-- Start Provided data --
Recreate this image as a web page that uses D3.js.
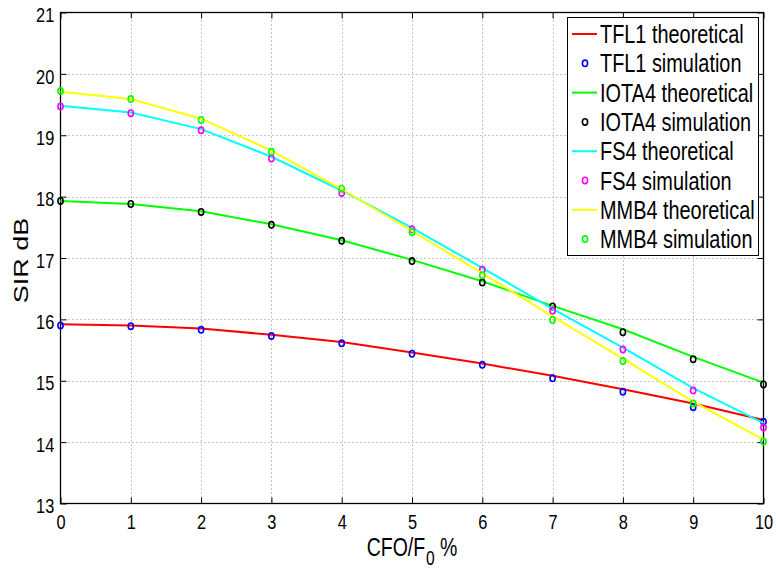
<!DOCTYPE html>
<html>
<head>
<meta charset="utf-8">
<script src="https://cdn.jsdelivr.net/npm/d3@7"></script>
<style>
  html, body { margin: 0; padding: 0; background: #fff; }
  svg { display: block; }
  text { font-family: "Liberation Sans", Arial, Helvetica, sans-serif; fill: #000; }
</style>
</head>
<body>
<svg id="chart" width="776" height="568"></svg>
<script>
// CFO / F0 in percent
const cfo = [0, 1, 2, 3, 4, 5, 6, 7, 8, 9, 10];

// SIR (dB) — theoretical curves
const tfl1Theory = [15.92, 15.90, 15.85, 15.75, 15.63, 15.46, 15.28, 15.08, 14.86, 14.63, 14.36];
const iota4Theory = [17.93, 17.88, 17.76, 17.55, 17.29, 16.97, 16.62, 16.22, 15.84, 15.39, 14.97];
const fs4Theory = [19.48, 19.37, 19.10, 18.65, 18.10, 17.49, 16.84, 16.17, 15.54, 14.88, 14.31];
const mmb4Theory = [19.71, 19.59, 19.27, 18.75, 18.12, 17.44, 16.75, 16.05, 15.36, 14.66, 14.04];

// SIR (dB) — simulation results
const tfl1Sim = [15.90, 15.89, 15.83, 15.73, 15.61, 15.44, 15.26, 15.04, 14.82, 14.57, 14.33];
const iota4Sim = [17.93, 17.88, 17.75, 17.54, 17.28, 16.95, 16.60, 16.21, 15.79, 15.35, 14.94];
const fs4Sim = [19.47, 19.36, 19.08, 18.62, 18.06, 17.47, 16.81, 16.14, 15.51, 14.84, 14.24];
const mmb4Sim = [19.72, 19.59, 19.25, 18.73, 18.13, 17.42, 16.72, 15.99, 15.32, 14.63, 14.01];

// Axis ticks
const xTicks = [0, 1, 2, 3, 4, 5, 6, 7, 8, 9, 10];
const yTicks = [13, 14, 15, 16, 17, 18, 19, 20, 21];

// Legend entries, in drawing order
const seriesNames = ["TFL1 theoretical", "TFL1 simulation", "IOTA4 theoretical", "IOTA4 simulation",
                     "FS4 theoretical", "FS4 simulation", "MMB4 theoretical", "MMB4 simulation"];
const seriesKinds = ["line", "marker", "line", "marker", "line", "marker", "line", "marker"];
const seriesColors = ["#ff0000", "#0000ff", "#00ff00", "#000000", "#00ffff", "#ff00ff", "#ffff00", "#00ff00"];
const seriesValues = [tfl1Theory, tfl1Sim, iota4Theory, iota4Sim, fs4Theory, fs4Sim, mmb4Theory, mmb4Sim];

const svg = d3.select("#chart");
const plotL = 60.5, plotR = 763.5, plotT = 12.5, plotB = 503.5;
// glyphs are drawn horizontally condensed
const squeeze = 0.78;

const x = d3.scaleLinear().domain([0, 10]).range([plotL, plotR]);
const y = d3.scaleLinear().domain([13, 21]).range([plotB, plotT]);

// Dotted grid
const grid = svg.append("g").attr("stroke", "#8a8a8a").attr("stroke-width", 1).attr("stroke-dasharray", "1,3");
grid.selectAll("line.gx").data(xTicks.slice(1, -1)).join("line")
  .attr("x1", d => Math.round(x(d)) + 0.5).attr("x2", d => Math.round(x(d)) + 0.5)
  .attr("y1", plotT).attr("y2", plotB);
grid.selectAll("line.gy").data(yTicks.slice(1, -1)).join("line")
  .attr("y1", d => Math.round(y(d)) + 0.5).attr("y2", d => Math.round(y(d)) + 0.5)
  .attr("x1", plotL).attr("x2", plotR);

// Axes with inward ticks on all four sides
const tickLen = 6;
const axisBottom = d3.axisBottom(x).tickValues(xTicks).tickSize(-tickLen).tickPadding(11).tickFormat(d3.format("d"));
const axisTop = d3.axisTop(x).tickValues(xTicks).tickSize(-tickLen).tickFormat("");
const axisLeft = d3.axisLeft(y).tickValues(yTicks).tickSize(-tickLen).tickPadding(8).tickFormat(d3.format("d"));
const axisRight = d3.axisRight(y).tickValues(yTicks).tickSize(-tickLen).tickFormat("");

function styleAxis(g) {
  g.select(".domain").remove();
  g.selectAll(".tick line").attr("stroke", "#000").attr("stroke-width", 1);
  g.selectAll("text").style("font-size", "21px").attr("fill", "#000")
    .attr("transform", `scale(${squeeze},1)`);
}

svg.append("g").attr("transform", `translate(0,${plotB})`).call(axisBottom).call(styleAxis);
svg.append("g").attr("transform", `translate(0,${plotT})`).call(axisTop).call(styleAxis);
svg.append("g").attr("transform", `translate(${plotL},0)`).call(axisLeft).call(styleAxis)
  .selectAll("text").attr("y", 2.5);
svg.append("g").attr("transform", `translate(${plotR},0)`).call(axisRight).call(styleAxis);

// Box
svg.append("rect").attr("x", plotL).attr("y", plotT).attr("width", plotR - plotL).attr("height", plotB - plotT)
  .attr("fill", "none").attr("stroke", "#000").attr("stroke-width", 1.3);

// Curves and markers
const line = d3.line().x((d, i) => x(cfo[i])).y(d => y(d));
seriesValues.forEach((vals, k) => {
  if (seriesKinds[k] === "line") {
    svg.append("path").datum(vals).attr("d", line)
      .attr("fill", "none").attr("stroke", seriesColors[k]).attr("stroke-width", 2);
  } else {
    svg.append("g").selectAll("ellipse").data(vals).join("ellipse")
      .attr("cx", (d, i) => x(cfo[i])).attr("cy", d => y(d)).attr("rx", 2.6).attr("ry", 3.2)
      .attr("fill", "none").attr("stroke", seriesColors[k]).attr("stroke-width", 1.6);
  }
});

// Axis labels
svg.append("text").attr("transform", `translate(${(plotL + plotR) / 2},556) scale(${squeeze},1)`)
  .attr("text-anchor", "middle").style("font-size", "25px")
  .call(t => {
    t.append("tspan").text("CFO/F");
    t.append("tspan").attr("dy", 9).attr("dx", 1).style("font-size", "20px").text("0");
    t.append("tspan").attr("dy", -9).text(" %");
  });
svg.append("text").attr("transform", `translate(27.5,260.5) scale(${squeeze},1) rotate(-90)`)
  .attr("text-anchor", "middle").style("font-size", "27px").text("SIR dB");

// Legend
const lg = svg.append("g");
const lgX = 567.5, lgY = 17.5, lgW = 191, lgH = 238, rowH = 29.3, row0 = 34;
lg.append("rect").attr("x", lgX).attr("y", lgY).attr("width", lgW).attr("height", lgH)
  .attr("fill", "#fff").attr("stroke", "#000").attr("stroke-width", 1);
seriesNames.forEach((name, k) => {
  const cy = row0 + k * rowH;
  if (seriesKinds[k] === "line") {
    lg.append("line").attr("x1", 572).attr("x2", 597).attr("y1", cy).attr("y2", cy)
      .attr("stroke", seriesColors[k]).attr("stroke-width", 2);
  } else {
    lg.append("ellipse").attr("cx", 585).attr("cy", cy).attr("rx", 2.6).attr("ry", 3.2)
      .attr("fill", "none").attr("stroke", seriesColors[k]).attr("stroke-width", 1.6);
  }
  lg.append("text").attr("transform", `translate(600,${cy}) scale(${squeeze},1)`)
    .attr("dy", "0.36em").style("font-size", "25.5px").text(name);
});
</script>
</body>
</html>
-- End Provided data --
> **What you need to do**
Exclude the images, then output the data above word for word.

> **Correct answer**
Recreate this image as a web page that uses D3.js.
<!DOCTYPE html>
<html>
<head>
<meta charset="utf-8">
<script src="https://cdn.jsdelivr.net/npm/d3@7"></script>
<style>
  html, body { margin: 0; padding: 0; background: #fff; }
  svg { display: block; }
  text { font-family: "Liberation Sans", Arial, Helvetica, sans-serif; fill: #000; }
</style>
</head>
<body>
<svg id="chart" width="776" height="568"></svg>
<script>
// CFO / F0 in percent
const cfo = [0, 1, 2, 3, 4, 5, 6, 7, 8, 9, 10];

// SIR (dB) — theoretical curves
const tfl1Theory = [15.92, 15.90, 15.85, 15.75, 15.63, 15.46, 15.28, 15.08, 14.86, 14.63, 14.36];
const iota4Theory = [17.93, 17.88, 17.76, 17.55, 17.29, 16.97, 16.62, 16.22, 15.84, 15.39, 14.97];
const fs4Theory = [19.48, 19.37, 19.10, 18.65, 18.10, 17.49, 16.84, 16.17, 15.54, 14.88, 14.31];
const mmb4Theory = [19.71, 19.59, 19.27, 18.75, 18.12, 17.44, 16.75, 16.05, 15.36, 14.66, 14.04];

// SIR (dB) — simulation results
const tfl1Sim = [15.90, 15.89, 15.83, 15.73, 15.61, 15.44, 15.26, 15.04, 14.82, 14.57, 14.33];
const iota4Sim = [17.93, 17.88, 17.75, 17.54, 17.28, 16.95, 16.60, 16.21, 15.79, 15.35, 14.94];
const fs4Sim = [19.47, 19.36, 19.08, 18.62, 18.06, 17.47, 16.81, 16.14, 15.51, 14.84, 14.24];
const mmb4Sim = [19.72, 19.59, 19.25, 18.73, 18.13, 17.42, 16.72, 15.99, 15.32, 14.63, 14.01];

// Axis ticks
const xTicks = [0, 1, 2, 3, 4, 5, 6, 7, 8, 9, 10];
const yTicks = [13, 14, 15, 16, 17, 18, 19, 20, 21];

// Legend entries, in drawing order
const seriesNames = ["TFL1 theoretical", "TFL1 simulation", "IOTA4 theoretical", "IOTA4 simulation",
                     "FS4 theoretical", "FS4 simulation", "MMB4 theoretical", "MMB4 simulation"];
const seriesKinds = ["line", "marker", "line", "marker", "line", "marker", "line", "marker"];
const seriesColors = ["#ff0000", "#0000ff", "#00ff00", "#000000", "#00ffff", "#ff00ff", "#ffff00", "#00ff00"];
const seriesValues = [tfl1Theory, tfl1Sim, iota4Theory, iota4Sim, fs4Theory, fs4Sim, mmb4Theory, mmb4Sim];

const svg = d3.select("#chart");
const plotL = 60.5, plotR = 763.5, plotT = 12.5, plotB = 503.5;
// glyphs are drawn horizontally condensed
const squeeze = 0.78;

const x = d3.scaleLinear().domain([0, 10]).range([plotL, plotR]);
const y = d3.scaleLinear().domain([13, 21]).range([plotB, plotT]);

// Dotted grid
const grid = svg.append("g").attr("stroke", "#8a8a8a").attr("stroke-width", 1).attr("stroke-dasharray", "1,3");
grid.selectAll("line.gx").data(xTicks.slice(1, -1)).join("line")
  .attr("x1", d => Math.round(x(d)) + 0.5).attr("x2", d => Math.round(x(d)) + 0.5)
  .attr("y1", plotT).attr("y2", plotB);
grid.selectAll("line.gy").data(yTicks.slice(1, -1)).join("line")
  .attr("y1", d => Math.round(y(d)) + 0.5).attr("y2", d => Math.round(y(d)) + 0.5)
  .attr("x1", plotL).attr("x2", plotR);

// Axes with inward ticks on all four sides
const tickLen = 6;
const axisBottom = d3.axisBottom(x).tickValues(xTicks).tickSize(-tickLen).tickPadding(11).tickFormat(d3.format("d"));
const axisTop = d3.axisTop(x).tickValues(xTicks).tickSize(-tickLen).tickFormat("");
const axisLeft = d3.axisLeft(y).tickValues(yTicks).tickSize(-tickLen).tickPadding(8).tickFormat(d3.format("d"));
const axisRight = d3.axisRight(y).tickValues(yTicks).tickSize(-tickLen).tickFormat("");

function styleAxis(g) {
  g.select(".domain").remove();
  g.selectAll(".tick line").attr("stroke", "#000").attr("stroke-width", 1);
  g.selectAll("text").style("font-size", "21px").attr("fill", "#000")
    .attr("transform", `scale(${squeeze},1)`);
}

svg.append("g").attr("transform", `translate(0,${plotB})`).call(axisBottom).call(styleAxis);
svg.append("g").attr("transform", `translate(0,${plotT})`).call(axisTop).call(styleAxis);
svg.append("g").attr("transform", `translate(${plotL},0)`).call(axisLeft).call(styleAxis)
  .selectAll("text").attr("y", 2.5);
svg.append("g").attr("transform", `translate(${plotR},0)`).call(axisRight).call(styleAxis);

// Box
svg.append("rect").attr("x", plotL).attr("y", plotT).attr("width", plotR - plotL).attr("height", plotB - plotT)
  .attr("fill", "none").attr("stroke", "#000").attr("stroke-width", 1.3);

// Curves and markers
const line = d3.line().x((d, i) => x(cfo[i])).y(d => y(d));
seriesValues.forEach((vals, k) => {
  if (seriesKinds[k] === "line") {
    svg.append("path").datum(vals).attr("d", line)
      .attr("fill", "none").attr("stroke", seriesColors[k]).attr("stroke-width", 2);
  } else {
    svg.append("g").selectAll("ellipse").data(vals).join("ellipse")
      .attr("cx", (d, i) => x(cfo[i])).attr("cy", d => y(d)).attr("rx", 2.6).attr("ry", 3.2)
      .attr("fill", "none").attr("stroke", seriesColors[k]).attr("stroke-width", 1.6);
  }
});

// Axis labels
svg.append("text").attr("transform", `translate(${(plotL + plotR) / 2},556) scale(${squeeze},1)`)
  .attr("text-anchor", "middle").style("font-size", "25px")
  .call(t => {
    t.append("tspan").text("CFO/F");
    t.append("tspan").attr("dy", 9).attr("dx", 1).style("font-size", "20px").text("0");
    t.append("tspan").attr("dy", -9).text(" %");
  });
svg.append("text").attr("transform", `translate(27.5,260.5) scale(${squeeze},1) rotate(-90)`)
  .attr("text-anchor", "middle").style("font-size", "27px").text("SIR dB");

// Legend
const lg = svg.append("g");
const lgX = 567.5, lgY = 17.5, lgW = 191, lgH = 238, rowH = 29.3, row0 = 34;
lg.append("rect").attr("x", lgX).attr("y", lgY).attr("width", lgW).attr("height", lgH)
  .attr("fill", "#fff").attr("stroke", "#000").attr("stroke-width", 1);
seriesNames.forEach((name, k) => {
  const cy = row0 + k * rowH;
  if (seriesKinds[k] === "line") {
    lg.append("line").attr("x1", 572).attr("x2", 597).attr("y1", cy).attr("y2", cy)
      .attr("stroke", seriesColors[k]).attr("stroke-width", 2);
  } else {
    lg.append("ellipse").attr("cx", 585).attr("cy", cy).attr("rx", 2.6).attr("ry", 3.2)
      .attr("fill", "none").attr("stroke", seriesColors[k]).attr("stroke-width", 1.6);
  }
  lg.append("text").attr("transform", `translate(600,${cy}) scale(${squeeze},1)`)
    .attr("dy", "0.36em").style("font-size", "25.5px").text(name);
});
</script>
</body>
</html>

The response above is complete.